Many assume that Judaism is only concerned with the letter of the Law rather than the spirit. This is not so. Rabbi Twerski informs us: "There is good reason to be concerned that the act of eating may be contrary to the spirit of the b'racha...Thus, the commandment to be holy does not refer to those matters which the Torah specifically prohibits. Rather, it dictates that great care be taken in limiting self-indulgence and in dealing with that which is halachically permissible in a refined and delicate manner."
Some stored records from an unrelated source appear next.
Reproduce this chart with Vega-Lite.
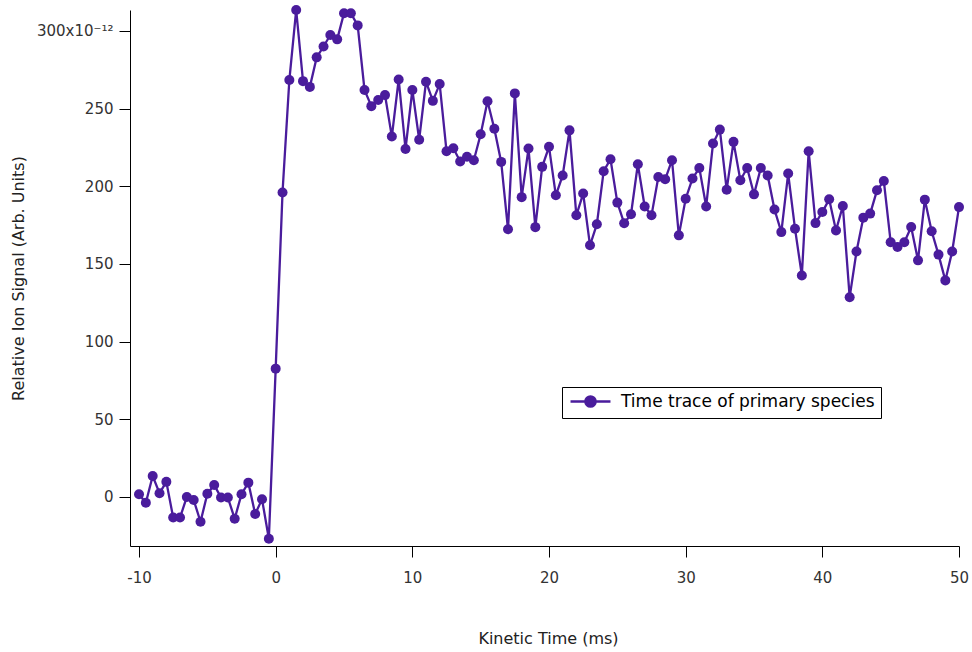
{
  "$schema": "https://vega.github.io/schema/vega-lite/v6.json",
  "width": 829,
  "height": 536,
  "autosize": {"type": "none"},
  "padding": {"left": 130, "top": 10, "right": 13, "bottom": 106},
  "background": "white",
  "config": {
    "view": {"stroke": null},
    "font": "DejaVu Sans",
    "axis": {
      "grid": false,
      "domainColor": "black",
      "domainWidth": 1,
      "tickColor": "black",
      "tickWidth": 1,
      "tickSize": 11,
      "labelFont": "DejaVu Sans",
      "labelFontSize": 15,
      "labelColor": "#333333",
      "titleFont": "DejaVu Sans",
      "titleFontSize": 16,
      "titleFontWeight": "normal",
      "titleColor": "#222222"
    }
  },
  "data": {
    "values": [
      {"t": -10, "s": 1.7}, {"t": -9.5, "s": -3.7}, {"t": -9, "s": 13.5}, {"t": -8.5, "s": 2.4},
      {"t": -8, "s": 9.7}, {"t": -7.5, "s": -13.3}, {"t": -7, "s": -13.3}, {"t": -6.5, "s": 0},
      {"t": -6, "s": -2}, {"t": -5.5, "s": -16}, {"t": -5, "s": 2}, {"t": -4.5, "s": 7.7},
      {"t": -4, "s": -0.4}, {"t": -3.5, "s": -0.4}, {"t": -3, "s": -14}, {"t": -2.5, "s": 1.7},
      {"t": -2, "s": 9.2}, {"t": -1.5, "s": -11}, {"t": -1, "s": -1.5}, {"t": -0.5, "s": -26.9},
      {"t": 0, "s": 82.6}, {"t": 0.5, "s": 196}, {"t": 1, "s": 268.4}, {"t": 1.5, "s": 313.5},
      {"t": 2, "s": 267.7}, {"t": 2.5, "s": 264}, {"t": 3, "s": 283}, {"t": 3.5, "s": 290},
      {"t": 4, "s": 297.4}, {"t": 4.5, "s": 294.6}, {"t": 5, "s": 311.4}, {"t": 5.5, "s": 311.4},
      {"t": 6, "s": 303.6}, {"t": 6.5, "s": 262}, {"t": 7, "s": 251.6}, {"t": 7.5, "s": 255.5},
      {"t": 8, "s": 258.7}, {"t": 8.5, "s": 232}, {"t": 9, "s": 268.8}, {"t": 9.5, "s": 224},
      {"t": 10, "s": 262}, {"t": 10.5, "s": 230}, {"t": 11, "s": 267.3}, {"t": 11.5, "s": 255},
      {"t": 12, "s": 265.8}, {"t": 12.5, "s": 222.6}, {"t": 13, "s": 224.5}, {"t": 13.5, "s": 216},
      {"t": 14, "s": 219}, {"t": 14.5, "s": 216.8}, {"t": 15, "s": 233.5}, {"t": 15.5, "s": 254.8},
      {"t": 16, "s": 237}, {"t": 16.5, "s": 215.7}, {"t": 17, "s": 172.3}, {"t": 17.5, "s": 259.8},
      {"t": 18, "s": 193}, {"t": 18.5, "s": 224.3}, {"t": 19, "s": 173.7}, {"t": 19.5, "s": 212.5},
      {"t": 20, "s": 225.4}, {"t": 20.5, "s": 194.2}, {"t": 21, "s": 207}, {"t": 21.5, "s": 236},
      {"t": 22, "s": 181.3}, {"t": 22.5, "s": 195.3}, {"t": 23, "s": 162}, {"t": 23.5, "s": 175.5},
      {"t": 24, "s": 209.7}, {"t": 24.5, "s": 217.4}, {"t": 25, "s": 189.5}, {"t": 25.5, "s": 176.2},
      {"t": 26, "s": 182}, {"t": 26.5, "s": 214.2}, {"t": 27, "s": 187}, {"t": 27.5, "s": 181.3},
      {"t": 28, "s": 206}, {"t": 28.5, "s": 204.5}, {"t": 29, "s": 216.8}, {"t": 29.5, "s": 168.4},
      {"t": 30, "s": 192}, {"t": 30.5, "s": 205}, {"t": 31, "s": 211.8}, {"t": 31.5, "s": 187},
      {"t": 32, "s": 227.5}, {"t": 32.5, "s": 236.5}, {"t": 33, "s": 197.8}, {"t": 33.5, "s": 228.6},
      {"t": 34, "s": 203.9}, {"t": 34.5, "s": 211.8}, {"t": 35, "s": 194.8}, {"t": 35.5, "s": 211.8},
      {"t": 36, "s": 207}, {"t": 36.5, "s": 185}, {"t": 37, "s": 170.5}, {"t": 37.5, "s": 208.2},
      {"t": 38, "s": 172.7}, {"t": 38.5, "s": 142.6}, {"t": 39, "s": 222.6}, {"t": 39.5, "s": 176.3},
      {"t": 40, "s": 183.4}, {"t": 40.5, "s": 191.6}, {"t": 41, "s": 171.6}, {"t": 41.5, "s": 187.3},
      {"t": 42, "s": 128.6}, {"t": 42.5, "s": 158}, {"t": 43, "s": 179.8}, {"t": 43.5, "s": 182.4},
      {"t": 44, "s": 197.4}, {"t": 44.5, "s": 203.4}, {"t": 45, "s": 164}, {"t": 45.5, "s": 160.9},
      {"t": 46, "s": 164}, {"t": 46.5, "s": 173.8}, {"t": 47, "s": 152.3}, {"t": 47.5, "s": 191.4},
      {"t": 48, "s": 171}, {"t": 48.5, "s": 156}, {"t": 49, "s": 139.4}, {"t": 49.5, "s": 158},
      {"t": 50, "s": 186.6}
    ]
  },
  "encoding": {
    "x": {
      "field": "t",
      "type": "quantitative",
      "scale": {"domain": [-10.66, 50], "nice": false, "zero": false},
      "axis": {
        "values": [-10, 0, 10, 20, 30, 40, 50],
        "title": "Kinetic Time (ms)",
        "labelPadding": 13,
        "labelFlush": false,
        "labelExpr": "replace(datum.label, '−', '-')",
        "titleX": 418,
        "titleY": 92,
        "titleBaseline": "middle"
      }
    },
    "y": {
      "field": "s",
      "type": "quantitative",
      "scale": {"domain": [-31.6, 313.5], "nice": false, "zero": false},
      "axis": {
        "values": [0, 50, 100, 150, 200, 250, 300],
        "title": "Relative Ion Signal (Arb. Units)",
        "labelPadding": 6,
        "labelFlush": false,
        "labelExpr": "datum.value == 300 ? '300x10⁻¹²' : datum.label",
        "titleAngle": -90,
        "titleX": -104,
        "titleY": 268,
        "titleAlign": "center",
        "titleBaseline": "bottom"
      }
    },
    "color": {
      "datum": "Time trace of primary species",
      "type": "nominal",
      "scale": {"range": ["#4a1c9c"]},
      "legend": {
        "title": null,
        "orient": "none",
        "legendX": 432,
        "legendY": 377,
        "strokeColor": "black",
        "fillColor": "white",
        "padding": 6,
        "cornerRadius": 0,
        "symbolType": "M-3.33,0L3.33,0M-0.85,0A0.85,0.85,0,1,1,0.85,0A0.85,0.85,0,1,1,-0.85,0",
        "symbolSize": 144,
        "symbolOffset": 14,
        "labelOffset": 22,
        "labelFont": "DejaVu Sans",
        "labelFontSize": 17,
        "labelColor": "black",
        "labelLimit": 400,
        "encode": {
          "symbols": {
            "update": {
              "fill": {"value": "#4a1c9c"},
              "stroke": {"value": "#4a1c9c"},
              "strokeWidth": {"value": 2.5},
              "opacity": {"value": 1}
            }
          }
        }
      }
    }
  },
  "layer": [
    {"mark": {"type": "line", "strokeWidth": 2.3}},
    {"mark": {"type": "point", "filled": true, "size": 100, "opacity": 1}}
  ]
}
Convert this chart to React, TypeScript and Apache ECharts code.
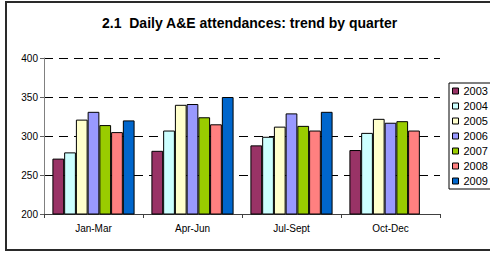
import React, { useEffect, useRef } from "react";
import * as echarts from "echarts";

const categories = ["Jan-Mar", "Apr-Jun", "Jul-Sept", "Oct-Dec"];
const years = ["2003", "2004", "2005", "2006", "2007", "2008", "2009"];
const v2003 = [271, 281, 288, 282];
const v2004 = [279, 307, 299, 304];
const v2005 = [321, 340, 312, 322];
const v2006 = [331, 341, 329, 317];
const v2007 = [314, 324, 313, 319];
const v2008 = [305, 315, 307, 307];
const v2009: (number | null)[] = [320, 350, 331, null];
const seriesValues = [v2003, v2004, v2005, v2006, v2007, v2008, v2009];
const colors = ["#993366", "#CCFFFF", "#FFFFCC", "#9999FF", "#99CC00", "#FF8080", "#0066CC"];
const titleText = "2.1  Daily A&E attendances: trend by quarter";

const FONT = "'Liberation Sans', Arial, sans-serif";

export default function App() {
  const ref = useRef<HTMLDivElement>(null);
  useEffect(() => {
    if (!ref.current) return;
    const chart = echarts.init(ref.current, undefined, { renderer: "svg" });
    chart.setOption({
      animation: false,
      backgroundColor: "#ffffff",
      title: {
        text: titleText,
        left: 102,
        top: 16,
        padding: 0,
        textStyle: { fontFamily: FONT, fontSize: 14, fontWeight: "bold", color: "#000" },
      },
      legend: {
        orient: "vertical",
        left: 449,
        top: 83,
        padding: [2, 3, 2, 3],
        itemWidth: 6,
        itemHeight: 6,
        itemGap: 3,
        itemTextGap: 3,
        borderColor: "#000",
        borderWidth: 1,
        icon: "rect",
        itemStyle: { borderColor: "#000", borderWidth: 1 },
        textStyle: { fontFamily: FONT, fontSize: 11, color: "#000", lineHeight: 12 },
        data: years,
      },
      grid: { left: 44, right: 50, top: 58, bottom: 39, containLabel: false },
      xAxis: {
        type: "category",
        data: categories,
        boundaryGap: true,
        axisLine: { lineStyle: { color: "#404040", width: 1 } },
        axisTick: { show: true, length: 4, lineStyle: { color: "#404040" } },
        axisLabel: { fontFamily: FONT, fontSize: 10, color: "#000", margin: 9 },
      },
      yAxis: {
        type: "value",
        min: 200,
        max: 400,
        interval: 50,
        axisLine: { show: true, lineStyle: { color: "#808080", width: 1 } },
        axisTick: { show: true, length: 4, lineStyle: { color: "#606060" } },
        axisLabel: { fontFamily: FONT, fontSize: 10, color: "#000", margin: 6 },
        splitLine: { show: true, lineStyle: { color: "#000", width: 1, type: [9, 6] } },
      },
      graphic: [
        {
          type: "rect",
          shape: { x: 6, y: 2, width: 500, height: 248 },
          style: { fill: "none", stroke: "#2a2a2a", lineWidth: 2 },
          z: 100,
          silent: true,
        },
      ],
      series: years.map((y, i) => ({
        name: y,
        type: "bar",
        data: seriesValues[i],
        barGap: 0,
        barCategoryGap: "17%",
        itemStyle: { color: colors[i], borderColor: "#000", borderWidth: 1 },
      })),
    });
    return () => chart.dispose();
  }, []);
  return (
    <div
      ref={ref}
      style={{ position: "fixed", left: 0, top: 0, width: 490, height: 253 }}
    />
  );
}
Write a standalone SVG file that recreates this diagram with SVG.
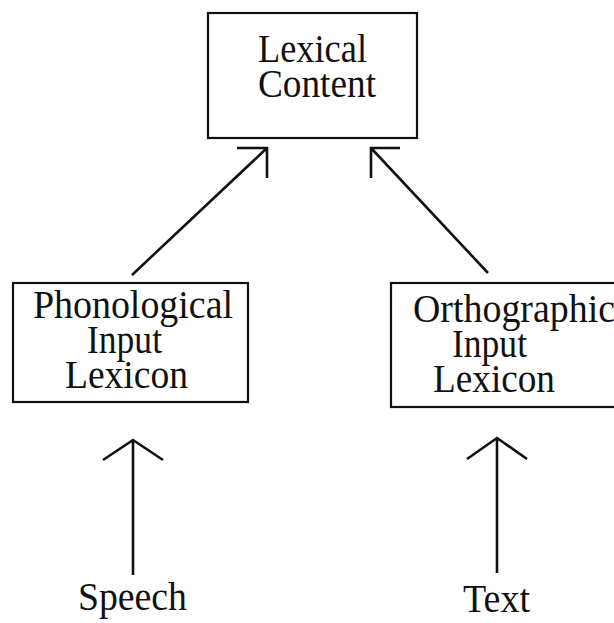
<svg xmlns="http://www.w3.org/2000/svg" width="614" height="623" viewBox="0 0 614 623">
<style>
.box{fill:#fff;stroke:#111;stroke-width:2.2}
.t{font-family:"Liberation Serif","Times New Roman",serif;font-size:41px;fill:#111}
.c{fill:none;stroke:#111;stroke-width:2.6;stroke-linecap:butt;stroke-linejoin:miter}
</style>
<rect width="614" height="623" fill="#fff"/>
<g id="lexical-content">
<rect class="box" x="208" y="13" width="209" height="125"/>
<text class="t" x="258" y="62" textLength="109" lengthAdjust="spacingAndGlyphs">Lexical</text>
<text class="t" x="258" y="97" textLength="118" lengthAdjust="spacingAndGlyphs">Content</text>
</g>
<g id="phonological-input-lexicon">
<rect class="box" x="13" y="283" width="235" height="119"/>
<text class="t" x="33" y="318" textLength="200" lengthAdjust="spacingAndGlyphs">Phonological</text>
<text class="t" x="87" y="353" textLength="75" lengthAdjust="spacingAndGlyphs">Input</text>
<text class="t" x="65" y="388" textLength="123" lengthAdjust="spacingAndGlyphs">Lexicon</text>
</g>
<g id="orthographic-input-lexicon">
<rect class="box" x="391" y="283" width="230" height="124"/>
<text class="t" x="413" y="322" textLength="202" lengthAdjust="spacingAndGlyphs">Orthographic</text>
<text class="t" x="452" y="357" textLength="75" lengthAdjust="spacingAndGlyphs">Input</text>
<text class="t" x="433" y="392" textLength="122" lengthAdjust="spacingAndGlyphs">Lexicon</text>
</g>
<g id="speech">
<text class="t" x="78" y="610" textLength="109" lengthAdjust="spacingAndGlyphs">Speech</text>
</g>
<g id="text">
<text class="t" x="463" y="612" textLength="67" lengthAdjust="spacingAndGlyphs">Text</text>
</g>
<g id="connectors">
<path class="c" d="M132,275 L267,148 M237,148 L267,148 L267,178"/>
<path class="c" d="M488,273 L371,148 M400,148 L371,148 L371,178"/>
<path class="c" d="M133,575 L133,440 M103,460 L133,440 L163,460"/>
<path class="c" d="M497,573 L497,438 M467,459 L497,438 L527,459"/>
</g>
</svg>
In Hasidic Judaism is found the term 'avodah be-gashmiyut' (worship or service through corporeality). This concept goes beyond the teaching of the Halakah in regards to the food laws and blessings and also beyond the other 'derekh eretz' (proper behaviour) teaching of many sages. It is a higher way of sanctifying the very act of eating itself so that it becomes part of uninterrupted devekut (Divine Union or Cleaving). The Hasidic tradition speaks of the Divine Will present in all things as the 'holy sparks'. In a sense the Divine Will is 'trapped or imprisoned in the creature and longs to return to its source. R. Jacob Joseph of Polennoye wrote: " A great principle in serving God is this: in everything, you do for the sake of Heaven...When eating, do not say that you are eating for the sake of Heaven in the sense that the food will give you strength to serve the Lord. Although this too is a good intention the ultimate perfection is for the act itself, in and of itself, to be an act for the sake of Heaven i.e. to elevate the sparks. The mystery of the Sabbath meals is known to all initiates into the divine mysteries."